Anyone who doubts this claim by the decidedly unboastful Knuth can find confirmation from Guy Steele, one of TeX's first users and now a distinguished engineer at Sun Microsystems. TeX, says Steele, was one of the first large programs whose source code was published openly. Steele says Knuth's publication of the TeX code in a book, along with full comments, made it so that "anyone could understand how it works and offer bug fixes." With academe's top scientists and mathematicians as beta-testers, an extraordinary quality control team helped perfect TeX. (The TeX development effort was a model for today's open-source software movement, which has given the world Linux-an operating system that is beginning to compete with Microsoft Windows.)

Perfectability is a major preoccupation of Knuth's.
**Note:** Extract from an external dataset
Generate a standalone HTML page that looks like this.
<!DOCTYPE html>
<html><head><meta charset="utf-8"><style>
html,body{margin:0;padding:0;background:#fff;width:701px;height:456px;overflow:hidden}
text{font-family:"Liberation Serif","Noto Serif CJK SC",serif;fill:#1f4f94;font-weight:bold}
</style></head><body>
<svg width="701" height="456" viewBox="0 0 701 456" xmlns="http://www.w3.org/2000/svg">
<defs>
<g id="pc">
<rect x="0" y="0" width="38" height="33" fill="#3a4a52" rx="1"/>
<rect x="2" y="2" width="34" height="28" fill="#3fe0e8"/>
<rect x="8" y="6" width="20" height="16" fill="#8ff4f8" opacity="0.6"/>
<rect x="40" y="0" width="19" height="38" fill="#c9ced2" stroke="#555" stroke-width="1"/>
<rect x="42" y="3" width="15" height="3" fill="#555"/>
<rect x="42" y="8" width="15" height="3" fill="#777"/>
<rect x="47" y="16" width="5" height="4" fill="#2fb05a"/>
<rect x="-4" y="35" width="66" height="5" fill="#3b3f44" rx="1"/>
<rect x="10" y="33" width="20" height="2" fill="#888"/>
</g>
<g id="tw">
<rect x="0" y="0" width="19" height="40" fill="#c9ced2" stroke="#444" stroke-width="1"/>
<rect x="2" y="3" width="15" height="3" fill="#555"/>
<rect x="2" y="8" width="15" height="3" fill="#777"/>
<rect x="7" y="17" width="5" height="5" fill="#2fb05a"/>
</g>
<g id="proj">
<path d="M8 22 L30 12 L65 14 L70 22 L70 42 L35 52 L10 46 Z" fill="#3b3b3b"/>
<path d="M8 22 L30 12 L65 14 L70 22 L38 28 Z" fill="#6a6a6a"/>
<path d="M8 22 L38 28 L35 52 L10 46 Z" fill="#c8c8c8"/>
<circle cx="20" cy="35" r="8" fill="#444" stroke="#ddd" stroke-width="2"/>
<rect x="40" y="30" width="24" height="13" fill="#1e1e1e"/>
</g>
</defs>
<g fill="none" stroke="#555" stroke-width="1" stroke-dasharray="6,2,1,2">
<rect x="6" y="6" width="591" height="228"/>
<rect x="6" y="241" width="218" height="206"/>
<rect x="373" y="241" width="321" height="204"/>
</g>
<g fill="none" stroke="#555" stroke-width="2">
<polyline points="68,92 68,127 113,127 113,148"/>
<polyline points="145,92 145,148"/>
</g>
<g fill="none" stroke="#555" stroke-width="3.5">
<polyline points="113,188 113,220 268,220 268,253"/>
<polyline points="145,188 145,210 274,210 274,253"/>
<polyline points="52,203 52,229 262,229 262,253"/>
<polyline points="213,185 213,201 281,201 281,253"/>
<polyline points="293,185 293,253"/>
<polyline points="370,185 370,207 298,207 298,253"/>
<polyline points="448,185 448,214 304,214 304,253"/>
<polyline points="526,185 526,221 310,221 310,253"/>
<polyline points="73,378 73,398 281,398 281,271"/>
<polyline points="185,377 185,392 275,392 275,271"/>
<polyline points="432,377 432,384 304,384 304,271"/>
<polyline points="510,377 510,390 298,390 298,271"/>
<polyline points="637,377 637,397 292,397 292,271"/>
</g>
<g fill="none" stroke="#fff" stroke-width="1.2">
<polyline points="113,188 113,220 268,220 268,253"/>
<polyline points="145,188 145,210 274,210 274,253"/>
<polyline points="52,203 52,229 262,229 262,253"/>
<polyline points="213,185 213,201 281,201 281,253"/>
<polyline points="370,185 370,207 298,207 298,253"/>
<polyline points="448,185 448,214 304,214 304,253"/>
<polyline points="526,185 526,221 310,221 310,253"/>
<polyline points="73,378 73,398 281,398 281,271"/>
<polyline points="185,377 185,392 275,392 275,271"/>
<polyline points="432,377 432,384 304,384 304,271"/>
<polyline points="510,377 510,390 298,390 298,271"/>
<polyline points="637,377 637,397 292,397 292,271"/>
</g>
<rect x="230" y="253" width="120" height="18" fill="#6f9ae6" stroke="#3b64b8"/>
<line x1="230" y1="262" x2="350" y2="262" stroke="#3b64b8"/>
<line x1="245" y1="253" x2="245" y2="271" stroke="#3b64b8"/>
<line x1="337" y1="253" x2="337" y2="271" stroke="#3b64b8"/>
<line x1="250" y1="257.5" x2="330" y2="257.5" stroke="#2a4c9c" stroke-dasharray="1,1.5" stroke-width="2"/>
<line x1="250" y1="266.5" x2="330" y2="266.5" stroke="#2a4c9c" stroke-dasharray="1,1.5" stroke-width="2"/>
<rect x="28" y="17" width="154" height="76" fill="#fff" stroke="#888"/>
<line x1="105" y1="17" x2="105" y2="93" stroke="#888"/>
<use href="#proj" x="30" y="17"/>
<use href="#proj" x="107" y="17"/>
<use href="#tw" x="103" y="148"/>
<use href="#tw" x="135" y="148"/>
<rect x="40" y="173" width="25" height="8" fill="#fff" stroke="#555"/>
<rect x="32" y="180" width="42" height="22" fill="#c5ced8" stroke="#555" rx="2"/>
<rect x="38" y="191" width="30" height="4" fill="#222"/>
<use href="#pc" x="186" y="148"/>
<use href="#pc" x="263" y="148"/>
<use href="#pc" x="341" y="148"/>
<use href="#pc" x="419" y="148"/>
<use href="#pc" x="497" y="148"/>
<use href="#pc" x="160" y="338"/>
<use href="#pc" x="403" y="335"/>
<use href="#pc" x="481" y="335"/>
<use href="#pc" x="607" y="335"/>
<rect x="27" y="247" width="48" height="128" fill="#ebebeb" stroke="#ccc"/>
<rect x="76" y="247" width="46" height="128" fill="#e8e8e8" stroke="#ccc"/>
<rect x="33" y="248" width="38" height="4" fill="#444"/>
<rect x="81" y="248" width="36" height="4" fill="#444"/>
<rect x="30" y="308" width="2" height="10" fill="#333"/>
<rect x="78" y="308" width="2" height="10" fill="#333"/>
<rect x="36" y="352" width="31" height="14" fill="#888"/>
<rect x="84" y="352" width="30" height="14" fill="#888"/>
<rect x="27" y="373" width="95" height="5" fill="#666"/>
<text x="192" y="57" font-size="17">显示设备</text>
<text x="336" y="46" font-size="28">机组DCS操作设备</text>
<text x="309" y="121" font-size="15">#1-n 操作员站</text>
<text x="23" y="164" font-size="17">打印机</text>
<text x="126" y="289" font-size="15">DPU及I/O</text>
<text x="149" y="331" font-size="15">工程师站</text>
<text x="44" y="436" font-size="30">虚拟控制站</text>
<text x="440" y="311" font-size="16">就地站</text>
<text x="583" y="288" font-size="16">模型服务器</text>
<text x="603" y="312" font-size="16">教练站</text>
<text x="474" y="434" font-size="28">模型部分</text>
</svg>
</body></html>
The only e-mail address Knuth maintains gathers reports of errata from readers of his books, offering $2.56 for each previously unreported error. (The amount is an inside joke: 256 equals 2 to the 8th power-the number of values a byte can represent.) Knuth's reward checks are among computerdom's most prized trophies; few are actually cashed.

He takes this error business very seriously. Engraved in the entryway to his home are the words of Danish poet Piet Hein:

The road to wisdom?
Well it's plain
and simple to express:

Err
and err
and err again
but less
and less
and less.

In a variation on this theme of perfectability, Knuth's contribution to computer science theory in the pages of The Art of Computer Programming has been his rigorous analysis of algorithms. Using methods in his book, the operations used to translate machine instructions into equations can be tested to determine whether they are optimal. Improving a program then becomes a question of finding algorithms with the most desirable attributes. Not that theoretical proofs can replace actually running software on a computer. In an often-cited remark he mentions on his Web page, he once warned a colleague: "Beware of the above code; I have only proved it correct, not tried it."